The N.Y. District Judge found that the former lawyers had an ethical obligation and a legal duty to preserve e-mails relating to their prior representation and the failure to do this “with a culpable state of mind” could result in an adverse spoliation instruction since the law firm had control over the documents and the documents were relevant to the other party’s claim or defense. With regard to the “duty to preserve” the opinion stated that “(a) regulation requiring retention of certain documents can establish the preservation obligation necessary for an adverse inference instruction where the party seeking the instruction is ‘a member of the general class of persons that the regulatory agency sought to protect in promulgating the rule.'”
The opinion stated in a footnote that “(a) regulation requiring retention of certain documents can establish the preservation obligation necessary for an adverse inference instruction where the party seeking the instruction is “a member of the general class of persons that the regulatory agency sought to protect in promulgating the rule.” Byrnie, 243 F.3d at 109. Relying on Byrnie, plaintiff argues that the Malik defendants had a duty to preserve arising from professional responsibility rules and attorney ethics opinions. Pl.’s Mem. in Support of Mot. for Sanctions at 13 (citing Assoc. of Bar of City of N.Y. Comm. On Prof. and Judicial Ethics, Formal Opinion 2008-1, A Lawyer’s Ethical Obligations to Retain and Provide a Client with Electronic Documents (July 2008)).”

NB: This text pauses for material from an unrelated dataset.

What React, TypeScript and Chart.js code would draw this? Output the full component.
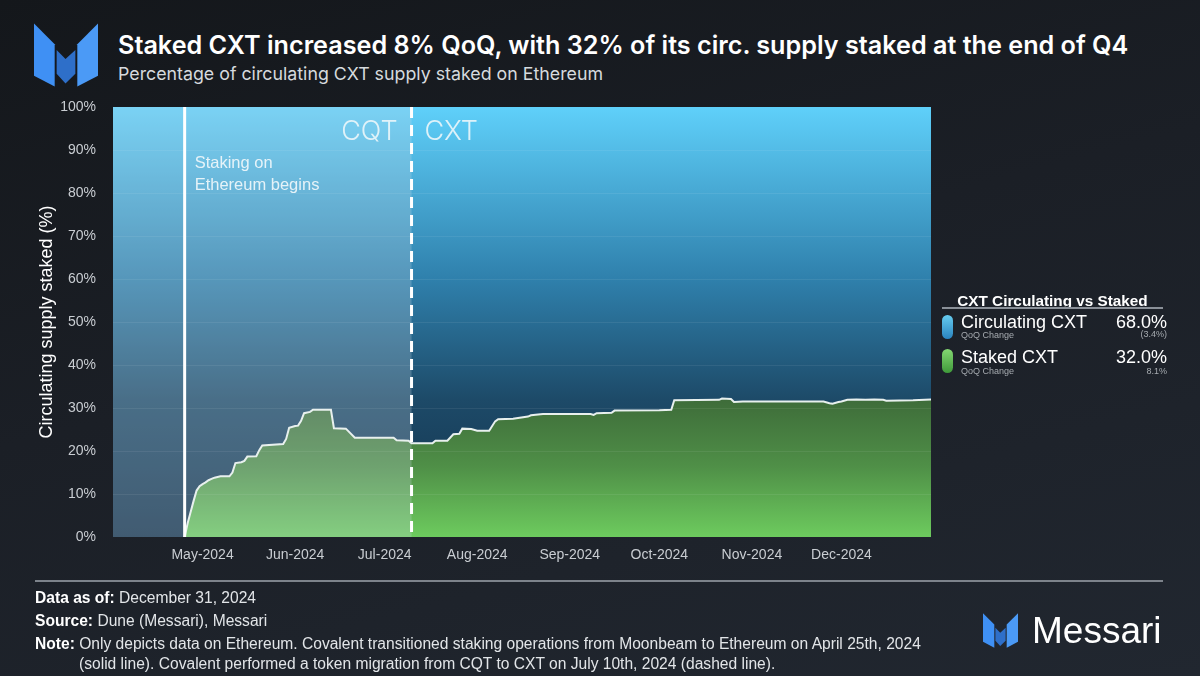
import React, { useEffect, useRef } from "react";
import { Chart, registerables } from "chart.js";

Chart.register(...registerables);

// ---------- data ----------
const stakedDates = [
  "2024-04-25", "2024-04-26", "2024-04-27", "2024-04-28", "2024-04-29", "2024-04-30",
  "2024-05-01", "2024-05-02", "2024-05-03", "2024-05-04", "2024-05-05", "2024-05-07",
  "2024-05-10", "2024-05-11", "2024-05-12", "2024-05-14", "2024-05-15", "2024-05-16",
  "2024-05-19", "2024-05-20", "2024-05-21", "2024-05-28", "2024-05-29", "2024-05-30",
  "2024-06-01", "2024-06-02", "2024-06-03", "2024-06-04", "2024-06-06", "2024-06-07",
  "2024-06-13", "2024-06-14", "2024-06-18", "2024-06-21", "2024-07-04", "2024-07-05",
  "2024-07-09", "2024-07-10", "2024-07-17", "2024-07-18", "2024-07-22", "2024-07-24",
  "2024-07-26", "2024-07-27", "2024-07-30", "2024-08-01", "2024-08-05", "2024-08-07",
  "2024-08-08", "2024-08-13", "2024-08-18", "2024-08-19", "2024-08-23", "2024-09-08",
  "2024-09-09", "2024-09-10", "2024-09-15", "2024-09-16", "2024-10-01", "2024-10-05",
  "2024-10-06", "2024-10-21", "2024-10-22", "2024-10-25", "2024-10-26", "2024-10-29",
  "2024-11-25", "2024-11-27", "2024-11-28", "2024-11-30", "2024-12-01", "2024-12-03",
  "2024-12-06", "2024-12-09", "2024-12-12", "2024-12-15", "2024-12-16", "2024-12-25",
  "2024-12-31",
];
const stakedValues = [
  0, 3.2, 5.8, 8.4, 10.8, 11.8,
  12.3, 12.7, 13.2, 13.5, 13.8, 14.1,
  14.1, 15.0, 17.2, 17.4, 17.7, 18.7,
  18.8, 20.2, 21.3, 21.6, 22.8, 25.4,
  25.8, 25.9, 27.0, 28.8, 29.1, 29.6,
  29.6, 25.3, 25.2, 23.1, 23.1, 22.5,
  22.4, 21.8, 21.8, 22.4, 22.4, 23.9,
  24.0, 25.2, 25.1, 24.7, 24.7, 26.9,
  27.4, 27.5, 28.0, 28.3, 28.6, 28.6,
  28.4, 28.8, 28.9, 29.4, 29.5, 29.6,
  31.8, 31.9, 32.2, 32.1, 31.4, 31.5,
  31.5, 31.1, 31.0, 31.4, 31.5, 31.9,
  32.0, 31.9, 32.0, 31.9, 31.7, 31.8,
  32.0,
];
const circulatingDates = ["2024-04-01", "2024-12-31"];
const circulatingValues = [100, 100];

const axisStart = "2024-04-01";
const axisEnd = "2024-12-31";
const monthTickDates = [
  "2024-05-01", "2024-06-01", "2024-07-01", "2024-08-01",
  "2024-09-01", "2024-10-01", "2024-11-01", "2024-12-01",
];
const monthTickLabels = [
  "May-2024", "Jun-2024", "Jul-2024", "Aug-2024",
  "Sep-2024", "Oct-2024", "Nov-2024", "Dec-2024",
];
const yTickValues = [0, 10, 20, 30, 40, 50, 60, 70, 80, 90, 100];

const stakingStartDate = "2024-04-25";
const migrationDate = "2024-07-10";

const legendNames = ["Circulating CXT", "Staked CXT"];
const legendShares = ["68.0%", "32.0%"];
const legendQoQ = ["(3.4%)", "8.1%"];

// ---------- helpers ----------
const dayOf = (s: string) => {
  const [y, m, d] = s.split("-").map(Number);
  const [by, bm, bd] = axisStart.split("-").map(Number);
  return (Date.UTC(y, m - 1, d) - Date.UTC(by, bm - 1, bd)) / 86400000;
};

const SANS = "'Liberation Sans', Arial, Helvetica, sans-serif";
const INTER = "Inter, 'Liberation Sans', Arial, sans-serif";

const Logo = ({ left, top, size }: { left: number; top: number; size: number }) => (
  <svg
    width={size}
    height={size}
    viewBox="0 0 65 64"
    style={{ position: "absolute", left, top }}
  >
    <polygon points="0,0 21,21 21,64 0,53" fill="#3f90f4" />
    <polygon points="23,27 32,36 42,27 42,51 32,61 23,51" fill="#2e6fc9" />
    <polygon points="44,21 65,0 65,53 44,64" fill="#4b9af6" />
  </svg>
);

const annotPlugin = {
  id: "annot",
  beforeDatasetDraw(chart: any, args: any) {
    if (args.index !== 0) return;
    const { ctx, chartArea } = chart;
    const x = chart.scales.x;
    const y = chart.scales.y;
    const xm = x.getPixelForValue(dayOf(migrationDate));
    ctx.save();
    // washed-out CQT era
    ctx.fillStyle = "rgba(200,218,228,0.26)";
    ctx.fillRect(chartArea.left, chartArea.top, xm - chartArea.left, chartArea.bottom - chartArea.top);
    // faint grid
    ctx.strokeStyle = "rgba(255,255,255,0.07)";
    ctx.lineWidth = 1;
    yTickValues.forEach((v) => {
      if (v === 0 || v === 100) return;
      const py = Math.round(y.getPixelForValue(v)) + 0.5;
      ctx.beginPath();
      ctx.moveTo(chartArea.left, py);
      ctx.lineTo(chartArea.right, py);
      ctx.stroke();
    });
    ctx.restore();
  },
  afterDatasetsDraw(chart: any) {
    const { ctx, chartArea } = chart;
    const x = chart.scales.x;
    const xs = x.getPixelForValue(dayOf(stakingStartDate));
    const xm = x.getPixelForValue(dayOf(migrationDate));
    ctx.save();
    ctx.strokeStyle = "#ffffff";
    ctx.lineWidth = 3;
    ctx.beginPath();
    ctx.moveTo(xs, chartArea.top);
    ctx.lineTo(xs, chartArea.bottom);
    ctx.stroke();
    ctx.setLineDash([11, 7]);
    ctx.beginPath();
    ctx.moveTo(xm, chartArea.top);
    ctx.lineTo(xm, chartArea.bottom);
    ctx.stroke();
    ctx.setLineDash([]);

    ctx.fillStyle = "rgba(236,246,250,0.95)";
    ctx.font = `16.5px ${SANS}`;
    ctx.textBaseline = "middle";
    ctx.textAlign = "left";
    ctx.fillText("Staking on", xs + 10, 163);
    ctx.fillText("Ethereum begins", xs + 10, 185);

    ctx.font = `300 27px ${INTER}`;
    ctx.fillStyle = "rgba(236,246,250,0.9)";
    ctx.textAlign = "right";
    ctx.fillText("CQT", xm - 14, 132);
    ctx.textAlign = "left";
    ctx.fillText("CXT", xm + 13, 132);

    // y axis title
    ctx.translate(47, (chartArea.top + chartArea.bottom) / 2);
    ctx.rotate(-Math.PI / 2);
    ctx.textAlign = "center";
    ctx.fillStyle = "#ffffff";
    ctx.font = `18px ${SANS}`;
    ctx.fillText("Circulating supply staked (%)", 0, 0);
    ctx.restore();
  },
};

function ChartCanvas() {
  const ref = useRef<HTMLCanvasElement | null>(null);
  useEffect(() => {
    if (!ref.current) return;
    const staked = stakedDates.map((d, i) => ({ x: dayOf(d), y: stakedValues[i] }));
    const circ = circulatingDates.map((d, i) => ({ x: dayOf(d), y: circulatingValues[i] }));
    const tickDays = monthTickDates.map(dayOf);

    const blueFill = (c: any) => {
      const { chart } = c;
      const area = chart.chartArea;
      if (!area) return "#2a6f98";
      const g = chart.ctx.createLinearGradient(0, area.top, 0, area.bottom);
      g.addColorStop(0, "#5fd0fa");
      g.addColorStop(0.4, "#2f80ac");
      g.addColorStop(0.68, "#1d4a68");
      g.addColorStop(1, "#12304a");
      return g;
    };
    const greenFill = (c: any) => {
      const { chart } = c;
      const area = chart.chartArea;
      if (!area) return "#4f9148";
      const y = chart.scales.y;
      const g = chart.ctx.createLinearGradient(0, y.getPixelForValue(33), 0, area.bottom);
      g.addColorStop(0, "#3d6a39");
      g.addColorStop(0.5, "#4f8f47");
      g.addColorStop(1, "#6dcb5e");
      return g;
    };

    const chart = new Chart(ref.current, {
      type: "line",
      data: {
        datasets: [
          {
            label: legendNames[1],
            data: staked,
            borderColor: "#e8f0ee",
            borderWidth: 2,
            pointRadius: 0,
            fill: "origin",
            backgroundColor: greenFill,
            order: 0,
            tension: 0,
          },
          {
            label: legendNames[0],
            data: circ,
            borderWidth: 0,
            borderColor: "rgba(0,0,0,0)",
            pointRadius: 0,
            fill: "origin",
            backgroundColor: blueFill,
            order: 1,
          },
        ],
      },
      options: {
        animation: false,
        responsive: false,
        events: [],
        layout: { padding: { left: 13, top: 107, right: 269, bottom: 109 } },
        scales: {
          x: {
            type: "linear",
            min: dayOf(axisStart),
            max: dayOf(axisEnd),
            afterBuildTicks: (s: any) => {
              s.ticks = tickDays.map((v) => ({ value: v }));
            },
            afterFit: (s: any) => {
              s.height = 30;
            },
            ticks: {
              autoSkip: false,
              maxRotation: 0,
              padding: 2,
              color: "#c9cdd2",
              font: { family: SANS, size: 14 },
              callback: (v: any) => {
                const i = tickDays.indexOf(Number(v));
                return i >= 0 ? monthTickLabels[i] : "";
              },
            },
            grid: { display: false },
            border: { display: false },
          },
          y: {
            min: 0,
            max: 100,
            afterBuildTicks: (s: any) => {
              s.ticks = yTickValues.map((v) => ({ value: v }));
            },
            afterFit: (s: any) => {
              s.width = 100;
            },
            ticks: {
              padding: 9,
              color: "#c9cdd2",
              font: { family: SANS, size: 14 },
              callback: (v: any) => `${v}%`,
            },
            grid: { display: false },
            border: { display: false },
          },
        },
        plugins: {
          legend: { display: false },
          tooltip: { enabled: false },
        },
      },
      plugins: [annotPlugin],
    } as any);
    return () => chart.destroy();
  }, []);
  return (
    <canvas
      ref={ref}
      width={1200}
      height={676}
      style={{ position: "absolute", left: 0, top: 0, width: 1200, height: 676 }}
    />
  );
}

export default function App() {
  const abs = (o: React.CSSProperties): React.CSSProperties => ({
    position: "absolute",
    whiteSpace: "nowrap",
    ...o,
  });
  const pill = (top: number, a: string, b: string) => (
    <div
      style={abs({
        left: 942,
        top,
        width: 11,
        height: 24,
        borderRadius: 6,
        background: `linear-gradient(180deg, ${a}, ${b})`,
      })}
    />
  );
  const foot = { fontSize: 15.6, lineHeight: "18px", color: "#e2e5e8" };
  return (
    <div
      style={{
        position: "fixed",
        left: 0,
        top: 0,
        width: 1200,
        height: 676,
        overflow: "hidden",
        background: "linear-gradient(165deg, #14171b 0%, #1b1f26 45%, #212730 100%)",
        fontFamily: SANS,
        color: "#fff",
      }}
    >
      <Logo left={34} top={23} size={64} />
      <div style={abs({ left: 118, top: 30, fontFamily: INTER, fontWeight: 600, fontSize: 25.2, lineHeight: "30px" })}>
        Staked CXT increased 8% QoQ, with 32% of its circ. supply staked at the end of Q4
      </div>
      <div style={abs({ left: 118, top: 63, fontFamily: INTER, fontSize: 17.8, lineHeight: "21px", color: "#d6dade" })}>
        Percentage of circulating CXT supply staked on Ethereum
      </div>

      <ChartCanvas />

      {/* legend */}
      <div style={abs({ left: 942, width: 221, top: 292, textAlign: "center", fontWeight: 700, fontSize: 15.3, lineHeight: "18px" })}>
        CXT Circulating vs Staked
      </div>
      <div style={abs({ left: 942, top: 307, width: 221, height: 1.5, background: "#8a9098" })} />
      {pill(315, "#66ccf0", "#2a84bf")}
      {pill(349, "#84d872", "#3f9a3a")}
      <div style={abs({ left: 961, top: 312, fontSize: 18, lineHeight: "20px" })}>{legendNames[0]}</div>
      <div style={abs({ left: 961, top: 330, fontSize: 9, lineHeight: "10px", color: "#a6abb0" })}>QoQ Change</div>
      <div style={abs({ right: 33, top: 312, fontSize: 18, lineHeight: "20px" })}>{legendShares[0]}</div>
      <div style={abs({ right: 33, top: 329, fontSize: 9, lineHeight: "10px", color: "#a6abb0" })}>{legendQoQ[0]}</div>
      <div style={abs({ left: 961, top: 347, fontSize: 18, lineHeight: "20px" })}>{legendNames[1]}</div>
      <div style={abs({ left: 961, top: 366, fontSize: 9, lineHeight: "10px", color: "#a6abb0" })}>QoQ Change</div>
      <div style={abs({ right: 33, top: 347, fontSize: 18, lineHeight: "20px" })}>{legendShares[1]}</div>
      <div style={abs({ right: 33, top: 366, fontSize: 9, lineHeight: "10px", color: "#a6abb0" })}>{legendQoQ[1]}</div>

      {/* footer */}
      <div style={abs({ left: 35, top: 580, width: 1128, height: 1.5, background: "#7d838b" })} />
      <div style={abs({ left: 35, top: 589, ...foot })}>
        <b style={{ color: "#fff" }}>Data as of:</b> December 31, 2024
      </div>
      <div style={abs({ left: 35, top: 612, ...foot })}>
        <b style={{ color: "#fff" }}>Source:</b> Dune (Messari), Messari
      </div>
      <div style={abs({ left: 35, top: 635, ...foot })}>
        <b style={{ color: "#fff" }}>Note:</b> Only depicts data on Ethereum. Covalent transitioned staking operations from Moonbeam to Ethereum on April 25th, 2024
      </div>
      <div style={abs({ left: 79, top: 655, ...foot })}>
        (solid line). Covalent performed a token migration from CQT to CXT on July 10th, 2024 (dashed line).
      </div>
      <Logo left={983} top={613} size={35} />
      <div style={abs({ left: 1032, top: 609, fontSize: 37, lineHeight: "43px", color: "#fff" })}>Messari</div>
    </div>
  );
}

“The Malik defendants have not responded to that argument and have made no attempt to explain why those rules and ethics opinions, which require lawyers to preserve electronic documents relating to a representation and seek to protect clients such as AmTrust, do not trigger an actionable duty to preserve under Byrnie. Therefore, I conclude that the Malik defendants had a duty to preserve in 2008 when they represented AmTrust in the loan transactions at issue. I also note that the Malik defendants have not argued that this retention obligation excludes the types of emails at issue in the instant motion.”
The judge scheduled an evidentiary hearing to determine whether the e-mails were destroyed with a “culpable state of mind” which would result on the adverse spoliation inference and to rule on the request for sanctions.
Bottom line: This is an example of how the ethical duties and obligations of lawyers, in this case the judge’s finding that the New York ethics rules required that the lawyer preserve client confidential electronic documents and information, may intersect and have a significant impact in other forums, including this litigation. In addition, this case involves the preservation of electronic information, i.e. e-mails which are not always preserved in hard copy format and may be deleted or otherwise unintentionally lost.
As I have said many times in the past, Florida lawyers should preserve and maintain all client confidential documents and information, including those in electronic form, for at least 7 years, which is one year more than the period of time required by the Florida Bar rules to preserve client trust account documents and information.
Be careful out there!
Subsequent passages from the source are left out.